Campbell, who served during the Clinton administration, gave the Bush administration high marks for its response to the crisis this week. But he said the administration should have tried a different approach earlier.

“The biggest problem has been a reluctance to engage [North Korea] diplomatically,” he said. The administration, he said, seems to “worry that by talking to them at a very high level, that we are somehow blessing … a reprehensible regime.”

Secretary of State Condoleezza Rice and other Bush aides ruled out direct talks, saying the Clinton administration had tried it and failed.

“The United States tried direct dialogue with the North Koreans in the ’90s. And that resulted in the North Koreans signing on to agreements that they then didn’t keep,” Rice said in an interview on CNN.

She referred to a 1994 deal known as the Agreed Framework, under which North Korea’s known nuclear program, involving plutonium, was frozen.

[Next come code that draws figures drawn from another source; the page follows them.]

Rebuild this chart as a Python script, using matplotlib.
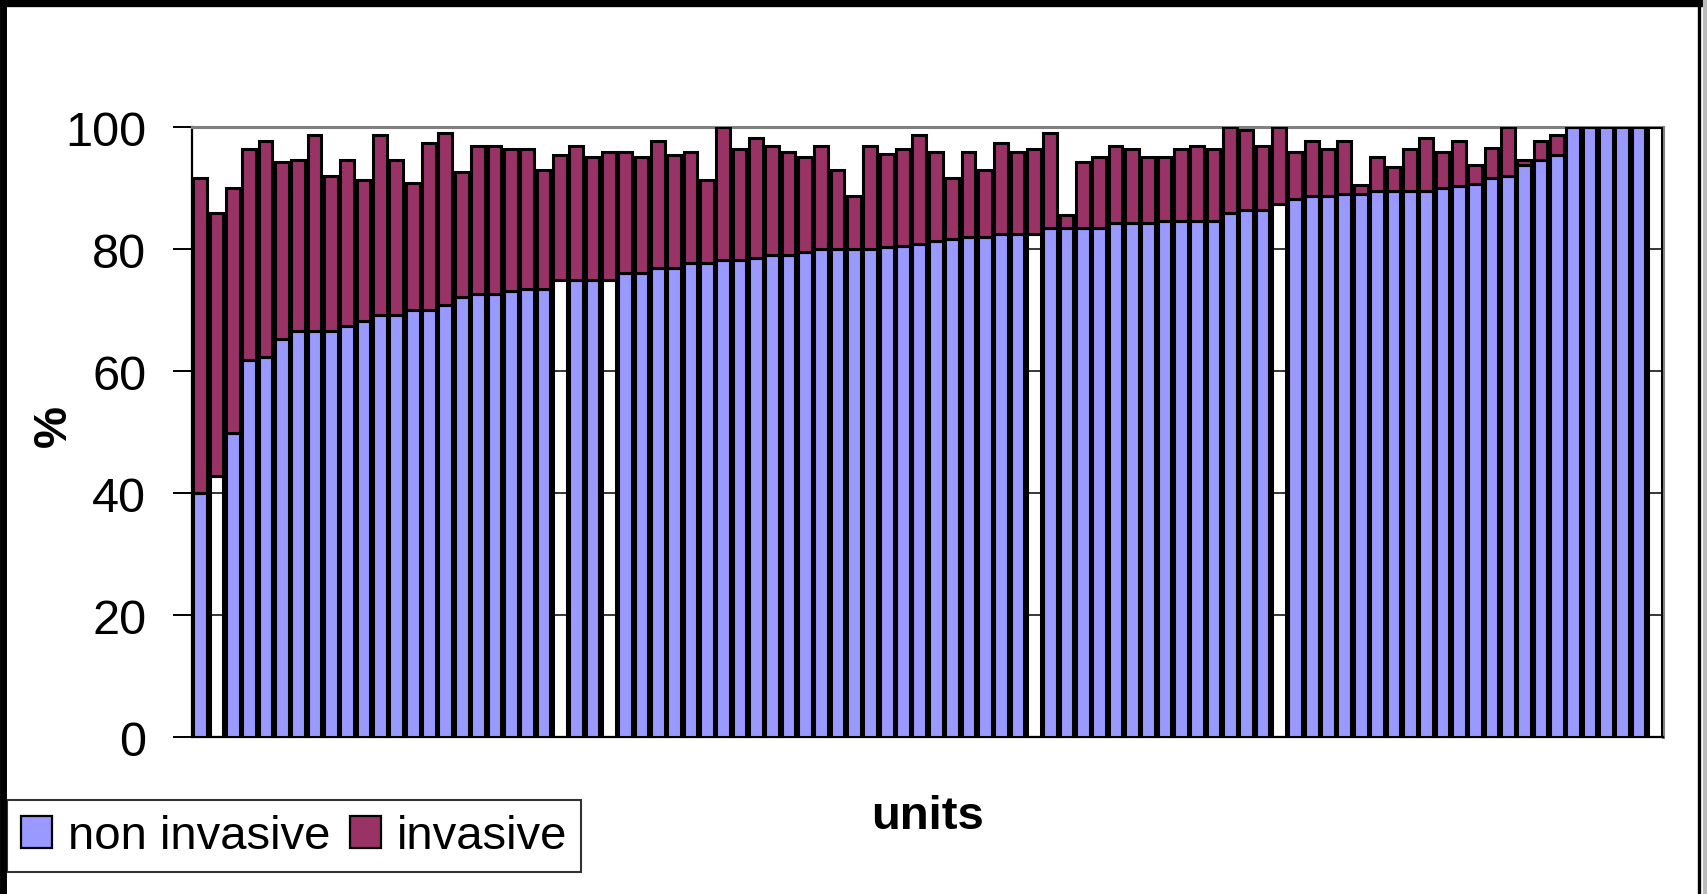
import numpy as np
import matplotlib
matplotlib.use("Agg")
import matplotlib.pyplot as plt
from matplotlib.lines import Line2D
from matplotlib.patches import Patch

plt.rcParams['font.family'] = ['Liberation Sans', 'DejaVu Sans']

# Share of patients per unit (%), sorted by non invasive share
units = np.arange(1, 91)
non_invasive = [40.0, 42.9, 49.9, 61.9, 62.3, 65.3, 66.7, 66.7, 66.7, 67.5,
                68.3, 69.3, 69.3, 70.1, 70.1, 70.9, 72.2, 72.7, 72.7, 73.2,
                73.5, 73.5, 74.9, 74.9, 74.9, 74.9, 76.1, 76.1, 77.0, 77.0,
                77.8, 77.8, 78.2, 78.2, 78.6, 79.0, 79.0, 79.5, 80.0, 80.0,
                80.0, 80.0, 80.4, 80.6, 80.9, 81.3, 81.7, 82.1, 82.1, 82.5,
                82.5, 82.5, 83.5, 83.5, 83.5, 83.5, 84.3, 84.3, 84.3, 84.6,
                84.6, 84.6, 84.6, 86.0, 86.5, 86.5, 87.5, 88.3, 88.7, 88.7,
                89.1, 89.1, 89.5, 89.5, 89.5, 89.5, 90.0, 90.4, 90.7, 91.7,
                92.1, 93.9, 94.6, 95.5, 100, 100, 100, 100, 100, 100]
invasive = [51.7, 43.1, 40.1, 34.6, 35.4, 29.0, 28.0, 32.0, 25.4, 27.2,
            23.0, 29.4, 25.4, 20.8, 27.3, 28.2, 20.4, 24.2, 24.2, 23.3,
            23.0, 19.5, 20.6, 22.0, 20.2, 21.1, 19.9, 19.0, 20.7, 18.5,
            18.2, 13.6, 21.8, 18.3, 19.6, 17.9, 17.0, 15.7, 16.9, 13.0,
            8.7, 16.9, 15.3, 15.9, 17.8, 14.7, 10.0, 13.9, 10.9, 14.9,
            13.5, 14.0, 15.6, 2.2, 10.9, 11.7, 12.6, 12.2, 10.8, 10.5,
            11.9, 12.3, 11.9, 14.0, 13.0, 10.4, 12.5, 7.7, 9.1, 7.8,
            8.6, 1.4, 5.6, 4.0, 7.0, 8.7, 6.0, 7.3, 3.2, 4.9,
            7.9, 0.8, 3.1, 3.2, 0, 0, 0, 0, 0, 0]
# units whose non invasive bar is left unfilled
unfilled_units = [2, 23, 26, 52, 67, 90]

blue = '#9999ff'
maroon = '#993366'

fig = plt.figure(figsize=(17.08, 8.95), dpi=100)
ax = fig.add_axes([0.1124, 0.1749, 0.8613, 0.6817])

x = np.arange(len(units))
face = ['none' if u in unfilled_units else blue for u in units]
ax.bar(x, non_invasive, width=0.84, color=face, edgecolor='black',
       linewidth=2.2, zorder=3)
ax.bar(x, invasive, bottom=non_invasive, width=0.84, color=maroon,
       edgecolor='black', linewidth=2.2, zorder=3)

ax.set_xlim(-0.5, len(units) - 0.5)
ax.set_ylim(0, 100)
ax.set_yticks(np.arange(0, 101, 20))
ax.set_xticks([])
ax.tick_params(axis='y', labelsize=35, length=14, width=1.4, pad=19,
               direction='out')
ax.yaxis.grid(True, color='black', linewidth=1.1, zorder=0)
ax.set_axisbelow(True)

ax.spines['left'].set_color('black')
ax.spines['left'].set_linewidth(1.6)
ax.spines['bottom'].set_color('black')
ax.spines['bottom'].set_linewidth(1.6)
ax.spines['top'].set_color('#808080')
ax.spines['top'].set_linewidth(2.2)
ax.spines['right'].set_color('#808080')
ax.spines['right'].set_linewidth(2.2)

fig.text(54 / 1708, 1 - 426 / 895, '%', rotation=90, fontsize=34,
         fontweight='bold', ha='center', va='center')
fig.text(928 / 1708, 1 - 817 / 895, 'units', fontsize=34,
         fontweight='bold', ha='center', va='center')

handles = [Patch(facecolor=blue, edgecolor='black', linewidth=1.6,
                 label='non invasive'),
           Patch(facecolor=maroon, edgecolor='black', linewidth=1.6,
                 label='invasive')]
leg = fig.legend(handles=handles, loc='upper left',
                 bbox_to_anchor=(7 / 1708, 1 - 801 / 895),
                 ncol=2, fontsize=34, frameon=True, fancybox=False,
                 borderaxespad=0, borderpad=0.3, handlelength=0.66,
                 handleheight=0.66, handletextpad=0.33, columnspacing=0.42)
leg.get_frame().set_edgecolor('black')
leg.get_frame().set_linewidth(1.5)

# outer frame around the chart
fig.add_artist(Line2D([0, 1], [1 - 4 / 895] * 2, color='black', lw=6))
fig.add_artist(Line2D([3.5 / 1708] * 2, [0, 1], color='black', lw=5))
fig.add_artist(Line2D([1699 / 1708] * 2, [0, 1], color='black', lw=2.4))
fig.add_artist(Line2D([1705 / 1708] * 2, [0, 1], color='#bbbbbb', lw=3))

fig.savefig('out.png', dpi=100)
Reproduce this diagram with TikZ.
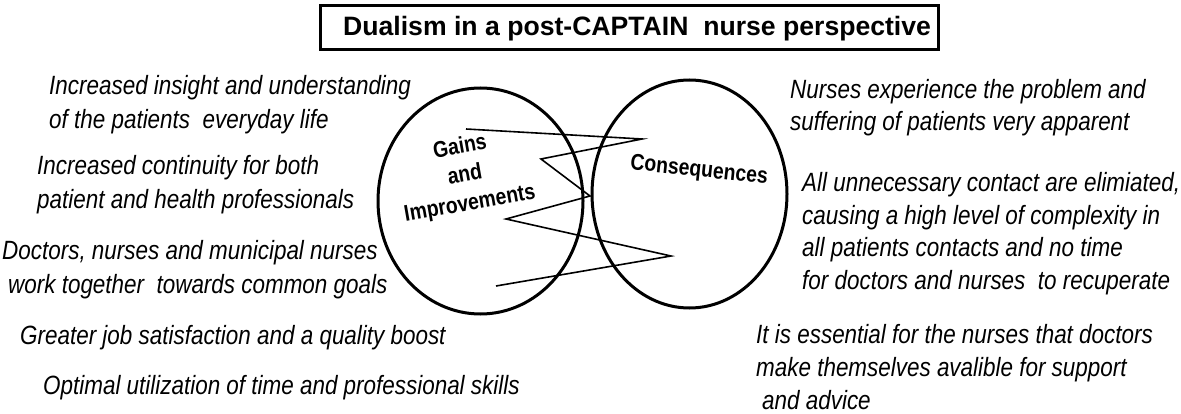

The United States said the North cheated on the deal by pursuing a second, covert program based on uranium enrichment.

Rice said the United States is now in a stronger position to deal with North Korea because Japan, South Korea and, especially, China are prepared to take united action against the country.

Many State Department experts argue that a tough approach plays into Kim’s hands and further isolation is unlikely to matter to the world’s most isolated country.

The U.S.-proposed sanctions would bar imports and exports of arms, nuclear- and missile-related material and luxury goods to North Korea and would authorize inspections of inbound and outbound cargo by third countries.

Japan, which has historical enmity with North Korea, has proposed even tougher measures, including broad trade sanctions, refusing to allow North Korean ships and planes to enter other countries and banning travel by top North Korean government officials.

China is unlikely to go that far. China and North Korea have had close relations as communist neighbors, and Kim has visited China to learn about its economic policies.

Republican Sen. John McCain, meanwhile, accused former President Clinton, the husband of McCain’s potential 2008 White House rival, of failing to act in the 1990s to stop North Korea from developing nuclear weapons.

“I would remind Senator [Hillary] Clinton and other Democrats critical of the Bush administration’s policies that the framework agreement her husband’s administration negotiated was a failure,” McCain said at a news conference.

“The Koreans received millions and millions in energy assistance. They’ve diverted millions of dollars of food assistance to their military,” he said.

Sen. Clinton’s spokesman dismissed McCain’s criticism and said it was time for a new North Korea policy from Bush.

Material from the Chicago Tribune and The Associated Press is included in this report.